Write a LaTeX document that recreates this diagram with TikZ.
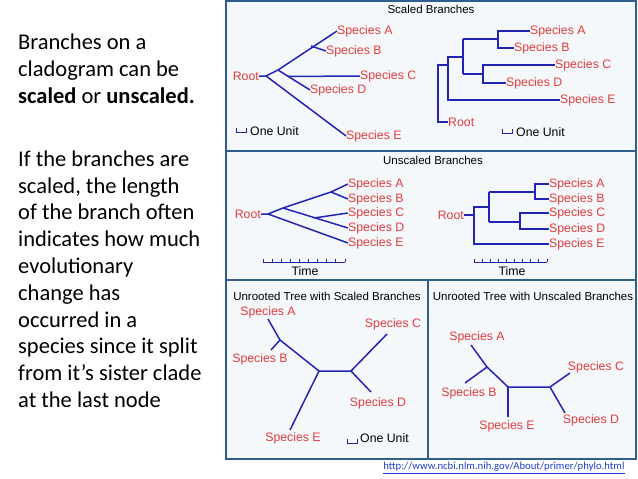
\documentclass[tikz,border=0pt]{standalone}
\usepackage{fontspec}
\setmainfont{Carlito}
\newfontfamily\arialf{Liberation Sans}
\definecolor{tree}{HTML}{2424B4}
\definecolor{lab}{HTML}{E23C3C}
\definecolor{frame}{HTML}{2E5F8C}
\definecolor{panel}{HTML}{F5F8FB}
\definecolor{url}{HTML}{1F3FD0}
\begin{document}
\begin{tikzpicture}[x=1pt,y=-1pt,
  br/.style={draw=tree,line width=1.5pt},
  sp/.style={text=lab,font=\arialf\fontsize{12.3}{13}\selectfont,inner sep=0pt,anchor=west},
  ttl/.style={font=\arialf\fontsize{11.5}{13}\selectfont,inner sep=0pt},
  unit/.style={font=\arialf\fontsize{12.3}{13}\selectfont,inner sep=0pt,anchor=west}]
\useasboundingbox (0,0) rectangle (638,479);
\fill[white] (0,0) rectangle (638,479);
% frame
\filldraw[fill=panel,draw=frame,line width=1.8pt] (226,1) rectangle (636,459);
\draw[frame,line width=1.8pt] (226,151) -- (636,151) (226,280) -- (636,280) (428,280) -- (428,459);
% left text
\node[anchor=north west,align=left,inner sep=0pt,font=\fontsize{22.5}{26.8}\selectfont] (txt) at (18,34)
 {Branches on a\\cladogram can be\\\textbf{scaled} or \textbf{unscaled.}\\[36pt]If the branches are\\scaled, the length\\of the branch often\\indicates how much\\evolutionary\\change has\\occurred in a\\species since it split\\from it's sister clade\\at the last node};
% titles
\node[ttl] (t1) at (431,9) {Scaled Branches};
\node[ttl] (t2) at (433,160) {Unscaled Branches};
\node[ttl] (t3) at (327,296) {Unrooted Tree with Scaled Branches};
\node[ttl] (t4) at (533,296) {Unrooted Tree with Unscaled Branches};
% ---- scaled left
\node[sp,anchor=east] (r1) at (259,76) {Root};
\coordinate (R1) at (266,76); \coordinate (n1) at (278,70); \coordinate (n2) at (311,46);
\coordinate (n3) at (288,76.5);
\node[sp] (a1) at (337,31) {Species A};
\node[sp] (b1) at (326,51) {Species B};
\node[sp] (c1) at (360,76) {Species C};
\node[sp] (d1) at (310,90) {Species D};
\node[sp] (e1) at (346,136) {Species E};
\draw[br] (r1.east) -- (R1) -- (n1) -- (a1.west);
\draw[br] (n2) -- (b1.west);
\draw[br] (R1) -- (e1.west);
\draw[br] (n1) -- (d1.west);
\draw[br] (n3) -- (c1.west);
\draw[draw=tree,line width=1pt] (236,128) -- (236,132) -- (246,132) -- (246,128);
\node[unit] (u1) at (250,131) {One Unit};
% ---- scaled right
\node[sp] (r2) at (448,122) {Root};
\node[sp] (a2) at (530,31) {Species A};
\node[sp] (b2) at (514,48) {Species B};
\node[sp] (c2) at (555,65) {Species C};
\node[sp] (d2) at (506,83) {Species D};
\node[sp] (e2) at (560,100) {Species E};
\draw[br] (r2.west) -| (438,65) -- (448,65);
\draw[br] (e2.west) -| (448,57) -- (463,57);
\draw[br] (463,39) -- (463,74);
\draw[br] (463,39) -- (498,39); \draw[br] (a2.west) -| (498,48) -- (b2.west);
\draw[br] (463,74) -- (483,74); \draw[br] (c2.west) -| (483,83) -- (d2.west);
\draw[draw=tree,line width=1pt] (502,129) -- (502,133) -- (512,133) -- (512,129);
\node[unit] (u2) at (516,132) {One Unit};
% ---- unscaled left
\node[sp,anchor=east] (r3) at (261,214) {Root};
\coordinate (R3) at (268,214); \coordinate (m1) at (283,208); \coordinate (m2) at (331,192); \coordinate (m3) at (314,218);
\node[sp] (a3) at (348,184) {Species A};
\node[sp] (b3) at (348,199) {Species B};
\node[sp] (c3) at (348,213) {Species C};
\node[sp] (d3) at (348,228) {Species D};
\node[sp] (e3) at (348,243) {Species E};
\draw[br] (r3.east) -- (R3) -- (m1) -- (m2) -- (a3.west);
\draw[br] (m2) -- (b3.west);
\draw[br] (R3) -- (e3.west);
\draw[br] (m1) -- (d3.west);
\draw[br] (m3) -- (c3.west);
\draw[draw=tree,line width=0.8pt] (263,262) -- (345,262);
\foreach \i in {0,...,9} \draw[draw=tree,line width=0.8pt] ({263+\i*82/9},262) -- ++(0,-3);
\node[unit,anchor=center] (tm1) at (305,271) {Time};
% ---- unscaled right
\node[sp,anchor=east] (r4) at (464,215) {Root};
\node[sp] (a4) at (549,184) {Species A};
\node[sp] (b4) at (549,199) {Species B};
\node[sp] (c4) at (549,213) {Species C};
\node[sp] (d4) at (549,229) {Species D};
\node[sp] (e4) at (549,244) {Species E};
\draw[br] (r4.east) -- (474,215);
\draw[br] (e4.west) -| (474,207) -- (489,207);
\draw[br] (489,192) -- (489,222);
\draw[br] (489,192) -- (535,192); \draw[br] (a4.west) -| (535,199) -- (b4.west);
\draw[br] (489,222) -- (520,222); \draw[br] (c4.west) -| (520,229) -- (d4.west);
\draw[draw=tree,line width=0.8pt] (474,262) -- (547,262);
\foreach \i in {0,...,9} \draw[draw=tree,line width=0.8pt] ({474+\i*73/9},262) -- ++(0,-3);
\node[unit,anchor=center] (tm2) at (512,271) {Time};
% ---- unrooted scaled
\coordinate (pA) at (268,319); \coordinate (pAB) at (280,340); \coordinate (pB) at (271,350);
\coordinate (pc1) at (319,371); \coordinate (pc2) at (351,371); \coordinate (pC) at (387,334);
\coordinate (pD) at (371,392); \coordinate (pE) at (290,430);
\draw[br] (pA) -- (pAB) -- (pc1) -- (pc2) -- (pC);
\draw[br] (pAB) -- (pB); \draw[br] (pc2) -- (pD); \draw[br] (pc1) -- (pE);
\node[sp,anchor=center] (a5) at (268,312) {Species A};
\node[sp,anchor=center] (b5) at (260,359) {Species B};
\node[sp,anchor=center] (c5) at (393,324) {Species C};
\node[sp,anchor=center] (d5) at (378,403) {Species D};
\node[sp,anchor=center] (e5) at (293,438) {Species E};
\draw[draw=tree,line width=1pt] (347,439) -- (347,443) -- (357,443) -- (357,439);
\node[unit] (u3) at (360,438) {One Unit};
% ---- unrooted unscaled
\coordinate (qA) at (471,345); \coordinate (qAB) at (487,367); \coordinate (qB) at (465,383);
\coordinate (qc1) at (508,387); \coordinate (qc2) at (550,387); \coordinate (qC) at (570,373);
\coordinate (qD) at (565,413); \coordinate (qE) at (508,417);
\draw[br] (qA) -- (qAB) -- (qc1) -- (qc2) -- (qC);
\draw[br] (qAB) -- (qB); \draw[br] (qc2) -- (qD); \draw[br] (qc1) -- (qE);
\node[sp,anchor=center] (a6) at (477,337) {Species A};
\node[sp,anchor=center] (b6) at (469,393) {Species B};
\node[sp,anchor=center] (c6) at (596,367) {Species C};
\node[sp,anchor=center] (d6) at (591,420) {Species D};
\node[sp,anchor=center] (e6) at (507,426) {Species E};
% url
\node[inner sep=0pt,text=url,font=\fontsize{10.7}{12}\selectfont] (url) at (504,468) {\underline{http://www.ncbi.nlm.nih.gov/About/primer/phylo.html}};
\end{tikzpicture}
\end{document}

▬▬▬▬▬▬▬▬▬▬

Your task
Omit the pictures, then quote the rest of the material above exactly.

Solution to this problem
Write a LaTeX document that recreates this diagram with TikZ.
\documentclass[tikz,border=0pt]{standalone}
\usepackage{fontspec}
\setmainfont{Carlito}
\newfontfamily\arialf{Liberation Sans}
\definecolor{tree}{HTML}{2424B4}
\definecolor{lab}{HTML}{E23C3C}
\definecolor{frame}{HTML}{2E5F8C}
\definecolor{panel}{HTML}{F5F8FB}
\definecolor{url}{HTML}{1F3FD0}
\begin{document}
\begin{tikzpicture}[x=1pt,y=-1pt,
  br/.style={draw=tree,line width=1.5pt},
  sp/.style={text=lab,font=\arialf\fontsize{12.3}{13}\selectfont,inner sep=0pt,anchor=west},
  ttl/.style={font=\arialf\fontsize{11.5}{13}\selectfont,inner sep=0pt},
  unit/.style={font=\arialf\fontsize{12.3}{13}\selectfont,inner sep=0pt,anchor=west}]
\useasboundingbox (0,0) rectangle (638,479);
\fill[white] (0,0) rectangle (638,479);
% frame
\filldraw[fill=panel,draw=frame,line width=1.8pt] (226,1) rectangle (636,459);
\draw[frame,line width=1.8pt] (226,151) -- (636,151) (226,280) -- (636,280) (428,280) -- (428,459);
% left text
\node[anchor=north west,align=left,inner sep=0pt,font=\fontsize{22.5}{26.8}\selectfont] (txt) at (18,34)
 {Branches on a\\cladogram can be\\\textbf{scaled} or \textbf{unscaled.}\\[36pt]If the branches are\\scaled, the length\\of the branch often\\indicates how much\\evolutionary\\change has\\occurred in a\\species since it split\\from it's sister clade\\at the last node};
% titles
\node[ttl] (t1) at (431,9) {Scaled Branches};
\node[ttl] (t2) at (433,160) {Unscaled Branches};
\node[ttl] (t3) at (327,296) {Unrooted Tree with Scaled Branches};
\node[ttl] (t4) at (533,296) {Unrooted Tree with Unscaled Branches};
% ---- scaled left
\node[sp,anchor=east] (r1) at (259,76) {Root};
\coordinate (R1) at (266,76); \coordinate (n1) at (278,70); \coordinate (n2) at (311,46);
\coordinate (n3) at (288,76.5);
\node[sp] (a1) at (337,31) {Species A};
\node[sp] (b1) at (326,51) {Species B};
\node[sp] (c1) at (360,76) {Species C};
\node[sp] (d1) at (310,90) {Species D};
\node[sp] (e1) at (346,136) {Species E};
\draw[br] (r1.east) -- (R1) -- (n1) -- (a1.west);
\draw[br] (n2) -- (b1.west);
\draw[br] (R1) -- (e1.west);
\draw[br] (n1) -- (d1.west);
\draw[br] (n3) -- (c1.west);
\draw[draw=tree,line width=1pt] (236,128) -- (236,132) -- (246,132) -- (246,128);
\node[unit] (u1) at (250,131) {One Unit};
% ---- scaled right
\node[sp] (r2) at (448,122) {Root};
\node[sp] (a2) at (530,31) {Species A};
\node[sp] (b2) at (514,48) {Species B};
\node[sp] (c2) at (555,65) {Species C};
\node[sp] (d2) at (506,83) {Species D};
\node[sp] (e2) at (560,100) {Species E};
\draw[br] (r2.west) -| (438,65) -- (448,65);
\draw[br] (e2.west) -| (448,57) -- (463,57);
\draw[br] (463,39) -- (463,74);
\draw[br] (463,39) -- (498,39); \draw[br] (a2.west) -| (498,48) -- (b2.west);
\draw[br] (463,74) -- (483,74); \draw[br] (c2.west) -| (483,83) -- (d2.west);
\draw[draw=tree,line width=1pt] (502,129) -- (502,133) -- (512,133) -- (512,129);
\node[unit] (u2) at (516,132) {One Unit};
% ---- unscaled left
\node[sp,anchor=east] (r3) at (261,214) {Root};
\coordinate (R3) at (268,214); \coordinate (m1) at (283,208); \coordinate (m2) at (331,192); \coordinate (m3) at (314,218);
\node[sp] (a3) at (348,184) {Species A};
\node[sp] (b3) at (348,199) {Species B};
\node[sp] (c3) at (348,213) {Species C};
\node[sp] (d3) at (348,228) {Species D};
\node[sp] (e3) at (348,243) {Species E};
\draw[br] (r3.east) -- (R3) -- (m1) -- (m2) -- (a3.west);
\draw[br] (m2) -- (b3.west);
\draw[br] (R3) -- (e3.west);
\draw[br] (m1) -- (d3.west);
\draw[br] (m3) -- (c3.west);
\draw[draw=tree,line width=0.8pt] (263,262) -- (345,262);
\foreach \i in {0,...,9} \draw[draw=tree,line width=0.8pt] ({263+\i*82/9},262) -- ++(0,-3);
\node[unit,anchor=center] (tm1) at (305,271) {Time};
% ---- unscaled right
\node[sp,anchor=east] (r4) at (464,215) {Root};
\node[sp] (a4) at (549,184) {Species A};
\node[sp] (b4) at (549,199) {Species B};
\node[sp] (c4) at (549,213) {Species C};
\node[sp] (d4) at (549,229) {Species D};
\node[sp] (e4) at (549,244) {Species E};
\draw[br] (r4.east) -- (474,215);
\draw[br] (e4.west) -| (474,207) -- (489,207);
\draw[br] (489,192) -- (489,222);
\draw[br] (489,192) -- (535,192); \draw[br] (a4.west) -| (535,199) -- (b4.west);
\draw[br] (489,222) -- (520,222); \draw[br] (c4.west) -| (520,229) -- (d4.west);
\draw[draw=tree,line width=0.8pt] (474,262) -- (547,262);
\foreach \i in {0,...,9} \draw[draw=tree,line width=0.8pt] ({474+\i*73/9},262) -- ++(0,-3);
\node[unit,anchor=center] (tm2) at (512,271) {Time};
% ---- unrooted scaled
\coordinate (pA) at (268,319); \coordinate (pAB) at (280,340); \coordinate (pB) at (271,350);
\coordinate (pc1) at (319,371); \coordinate (pc2) at (351,371); \coordinate (pC) at (387,334);
\coordinate (pD) at (371,392); \coordinate (pE) at (290,430);
\draw[br] (pA) -- (pAB) -- (pc1) -- (pc2) -- (pC);
\draw[br] (pAB) -- (pB); \draw[br] (pc2) -- (pD); \draw[br] (pc1) -- (pE);
\node[sp,anchor=center] (a5) at (268,312) {Species A};
\node[sp,anchor=center] (b5) at (260,359) {Species B};
\node[sp,anchor=center] (c5) at (393,324) {Species C};
\node[sp,anchor=center] (d5) at (378,403) {Species D};
\node[sp,anchor=center] (e5) at (293,438) {Species E};
\draw[draw=tree,line width=1pt] (347,439) -- (347,443) -- (357,443) -- (357,439);
\node[unit] (u3) at (360,438) {One Unit};
% ---- unrooted unscaled
\coordinate (qA) at (471,345); \coordinate (qAB) at (487,367); \coordinate (qB) at (465,383);
\coordinate (qc1) at (508,387); \coordinate (qc2) at (550,387); \coordinate (qC) at (570,373);
\coordinate (qD) at (565,413); \coordinate (qE) at (508,417);
\draw[br] (qA) -- (qAB) -- (qc1) -- (qc2) -- (qC);
\draw[br] (qAB) -- (qB); \draw[br] (qc2) -- (qD); \draw[br] (qc1) -- (qE);
\node[sp,anchor=center] (a6) at (477,337) {Species A};
\node[sp,anchor=center] (b6) at (469,393) {Species B};
\node[sp,anchor=center] (c6) at (596,367) {Species C};
\node[sp,anchor=center] (d6) at (591,420) {Species D};
\node[sp,anchor=center] (e6) at (507,426) {Species E};
% url
\node[inner sep=0pt,text=url,font=\fontsize{10.7}{12}\selectfont] (url) at (504,468) {\underline{http://www.ncbi.nlm.nih.gov/About/primer/phylo.html}};
\end{tikzpicture}
\end{document}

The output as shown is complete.